**Objective**
Retype all material exactly. Pictures stay out of the copy.

_ _ _ _ _ _ _

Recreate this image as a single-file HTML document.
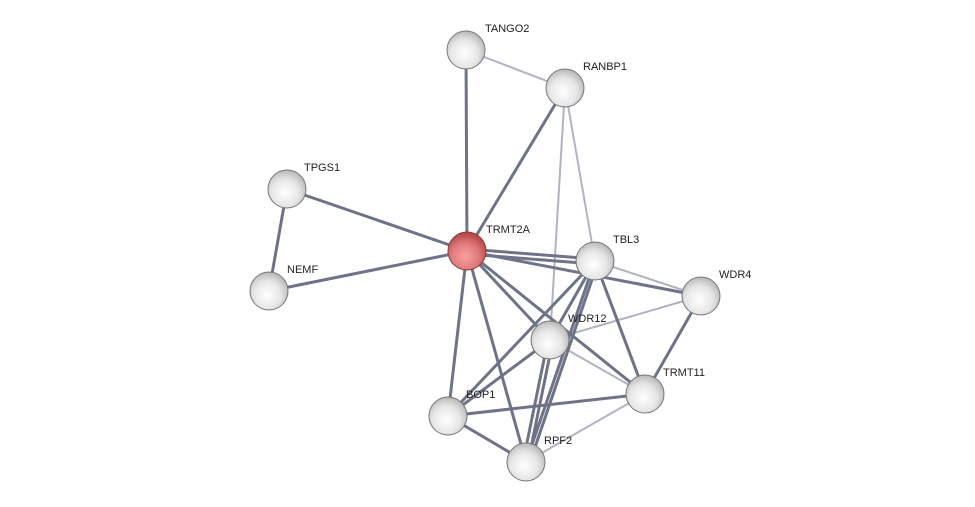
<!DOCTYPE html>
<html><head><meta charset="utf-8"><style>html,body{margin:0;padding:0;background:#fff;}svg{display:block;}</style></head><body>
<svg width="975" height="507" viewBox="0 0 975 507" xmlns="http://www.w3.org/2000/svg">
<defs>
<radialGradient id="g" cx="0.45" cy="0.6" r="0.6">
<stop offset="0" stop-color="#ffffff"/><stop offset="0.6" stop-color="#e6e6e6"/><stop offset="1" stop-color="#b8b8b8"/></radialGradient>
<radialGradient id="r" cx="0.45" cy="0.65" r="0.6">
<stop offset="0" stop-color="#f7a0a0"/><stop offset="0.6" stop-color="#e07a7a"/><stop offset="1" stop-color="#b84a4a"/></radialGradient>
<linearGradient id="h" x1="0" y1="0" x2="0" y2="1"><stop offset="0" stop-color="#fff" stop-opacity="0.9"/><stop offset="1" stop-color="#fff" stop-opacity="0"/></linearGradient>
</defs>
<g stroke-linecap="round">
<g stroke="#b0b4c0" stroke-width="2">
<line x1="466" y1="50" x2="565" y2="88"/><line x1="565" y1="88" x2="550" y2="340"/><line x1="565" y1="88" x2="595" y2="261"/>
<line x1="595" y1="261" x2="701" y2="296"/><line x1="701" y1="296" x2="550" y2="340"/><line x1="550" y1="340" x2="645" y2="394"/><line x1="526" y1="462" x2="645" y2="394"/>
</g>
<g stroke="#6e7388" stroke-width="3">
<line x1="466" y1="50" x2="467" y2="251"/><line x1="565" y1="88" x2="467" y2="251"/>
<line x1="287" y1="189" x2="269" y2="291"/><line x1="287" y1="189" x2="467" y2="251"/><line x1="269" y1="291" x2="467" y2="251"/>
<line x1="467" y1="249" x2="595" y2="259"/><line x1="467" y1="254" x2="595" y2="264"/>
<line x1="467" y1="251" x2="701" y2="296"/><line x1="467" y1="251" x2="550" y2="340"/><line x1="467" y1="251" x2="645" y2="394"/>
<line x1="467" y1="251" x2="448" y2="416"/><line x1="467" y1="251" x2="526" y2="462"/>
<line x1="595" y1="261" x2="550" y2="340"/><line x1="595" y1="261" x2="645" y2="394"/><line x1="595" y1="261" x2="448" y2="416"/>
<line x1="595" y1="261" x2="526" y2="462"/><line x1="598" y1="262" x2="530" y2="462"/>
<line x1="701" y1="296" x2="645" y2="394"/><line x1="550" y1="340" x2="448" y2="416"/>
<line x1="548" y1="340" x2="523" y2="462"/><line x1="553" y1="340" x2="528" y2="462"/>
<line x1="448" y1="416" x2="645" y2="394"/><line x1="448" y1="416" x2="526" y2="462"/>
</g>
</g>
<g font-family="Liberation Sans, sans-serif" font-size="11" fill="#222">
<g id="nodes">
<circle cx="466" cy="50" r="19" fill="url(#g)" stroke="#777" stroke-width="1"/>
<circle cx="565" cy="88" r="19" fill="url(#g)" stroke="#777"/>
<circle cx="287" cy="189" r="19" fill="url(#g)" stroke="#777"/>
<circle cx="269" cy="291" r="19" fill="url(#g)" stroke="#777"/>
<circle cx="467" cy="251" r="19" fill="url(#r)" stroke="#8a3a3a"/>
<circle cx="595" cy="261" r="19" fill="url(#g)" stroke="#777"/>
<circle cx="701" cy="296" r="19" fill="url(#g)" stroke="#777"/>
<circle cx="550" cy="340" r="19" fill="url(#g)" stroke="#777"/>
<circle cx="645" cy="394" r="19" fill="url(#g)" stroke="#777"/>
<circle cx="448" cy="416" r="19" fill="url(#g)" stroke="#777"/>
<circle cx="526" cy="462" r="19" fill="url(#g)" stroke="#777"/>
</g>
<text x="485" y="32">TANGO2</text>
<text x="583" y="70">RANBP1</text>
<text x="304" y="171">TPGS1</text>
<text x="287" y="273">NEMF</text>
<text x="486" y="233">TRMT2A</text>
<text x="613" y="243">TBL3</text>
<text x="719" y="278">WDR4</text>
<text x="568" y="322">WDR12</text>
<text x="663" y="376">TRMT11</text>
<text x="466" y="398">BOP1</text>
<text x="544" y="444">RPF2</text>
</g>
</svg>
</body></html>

_ _ _ _ _ _ _

**Written response**
Recreate this image as a single-file HTML document.
<!DOCTYPE html>
<html><head><meta charset="utf-8"><style>html,body{margin:0;padding:0;background:#fff;}svg{display:block;}</style></head><body>
<svg width="975" height="507" viewBox="0 0 975 507" xmlns="http://www.w3.org/2000/svg">
<defs>
<radialGradient id="g" cx="0.45" cy="0.6" r="0.6">
<stop offset="0" stop-color="#ffffff"/><stop offset="0.6" stop-color="#e6e6e6"/><stop offset="1" stop-color="#b8b8b8"/></radialGradient>
<radialGradient id="r" cx="0.45" cy="0.65" r="0.6">
<stop offset="0" stop-color="#f7a0a0"/><stop offset="0.6" stop-color="#e07a7a"/><stop offset="1" stop-color="#b84a4a"/></radialGradient>
<linearGradient id="h" x1="0" y1="0" x2="0" y2="1"><stop offset="0" stop-color="#fff" stop-opacity="0.9"/><stop offset="1" stop-color="#fff" stop-opacity="0"/></linearGradient>
</defs>
<g stroke-linecap="round">
<g stroke="#b0b4c0" stroke-width="2">
<line x1="466" y1="50" x2="565" y2="88"/><line x1="565" y1="88" x2="550" y2="340"/><line x1="565" y1="88" x2="595" y2="261"/>
<line x1="595" y1="261" x2="701" y2="296"/><line x1="701" y1="296" x2="550" y2="340"/><line x1="550" y1="340" x2="645" y2="394"/><line x1="526" y1="462" x2="645" y2="394"/>
</g>
<g stroke="#6e7388" stroke-width="3">
<line x1="466" y1="50" x2="467" y2="251"/><line x1="565" y1="88" x2="467" y2="251"/>
<line x1="287" y1="189" x2="269" y2="291"/><line x1="287" y1="189" x2="467" y2="251"/><line x1="269" y1="291" x2="467" y2="251"/>
<line x1="467" y1="249" x2="595" y2="259"/><line x1="467" y1="254" x2="595" y2="264"/>
<line x1="467" y1="251" x2="701" y2="296"/><line x1="467" y1="251" x2="550" y2="340"/><line x1="467" y1="251" x2="645" y2="394"/>
<line x1="467" y1="251" x2="448" y2="416"/><line x1="467" y1="251" x2="526" y2="462"/>
<line x1="595" y1="261" x2="550" y2="340"/><line x1="595" y1="261" x2="645" y2="394"/><line x1="595" y1="261" x2="448" y2="416"/>
<line x1="595" y1="261" x2="526" y2="462"/><line x1="598" y1="262" x2="530" y2="462"/>
<line x1="701" y1="296" x2="645" y2="394"/><line x1="550" y1="340" x2="448" y2="416"/>
<line x1="548" y1="340" x2="523" y2="462"/><line x1="553" y1="340" x2="528" y2="462"/>
<line x1="448" y1="416" x2="645" y2="394"/><line x1="448" y1="416" x2="526" y2="462"/>
</g>
</g>
<g font-family="Liberation Sans, sans-serif" font-size="11" fill="#222">
<g id="nodes">
<circle cx="466" cy="50" r="19" fill="url(#g)" stroke="#777" stroke-width="1"/>
<circle cx="565" cy="88" r="19" fill="url(#g)" stroke="#777"/>
<circle cx="287" cy="189" r="19" fill="url(#g)" stroke="#777"/>
<circle cx="269" cy="291" r="19" fill="url(#g)" stroke="#777"/>
<circle cx="467" cy="251" r="19" fill="url(#r)" stroke="#8a3a3a"/>
<circle cx="595" cy="261" r="19" fill="url(#g)" stroke="#777"/>
<circle cx="701" cy="296" r="19" fill="url(#g)" stroke="#777"/>
<circle cx="550" cy="340" r="19" fill="url(#g)" stroke="#777"/>
<circle cx="645" cy="394" r="19" fill="url(#g)" stroke="#777"/>
<circle cx="448" cy="416" r="19" fill="url(#g)" stroke="#777"/>
<circle cx="526" cy="462" r="19" fill="url(#g)" stroke="#777"/>
</g>
<text x="485" y="32">TANGO2</text>
<text x="583" y="70">RANBP1</text>
<text x="304" y="171">TPGS1</text>
<text x="287" y="273">NEMF</text>
<text x="486" y="233">TRMT2A</text>
<text x="613" y="243">TBL3</text>
<text x="719" y="278">WDR4</text>
<text x="568" y="322">WDR12</text>
<text x="663" y="376">TRMT11</text>
<text x="466" y="398">BOP1</text>
<text x="544" y="444">RPF2</text>
</g>
</svg>
</body></html>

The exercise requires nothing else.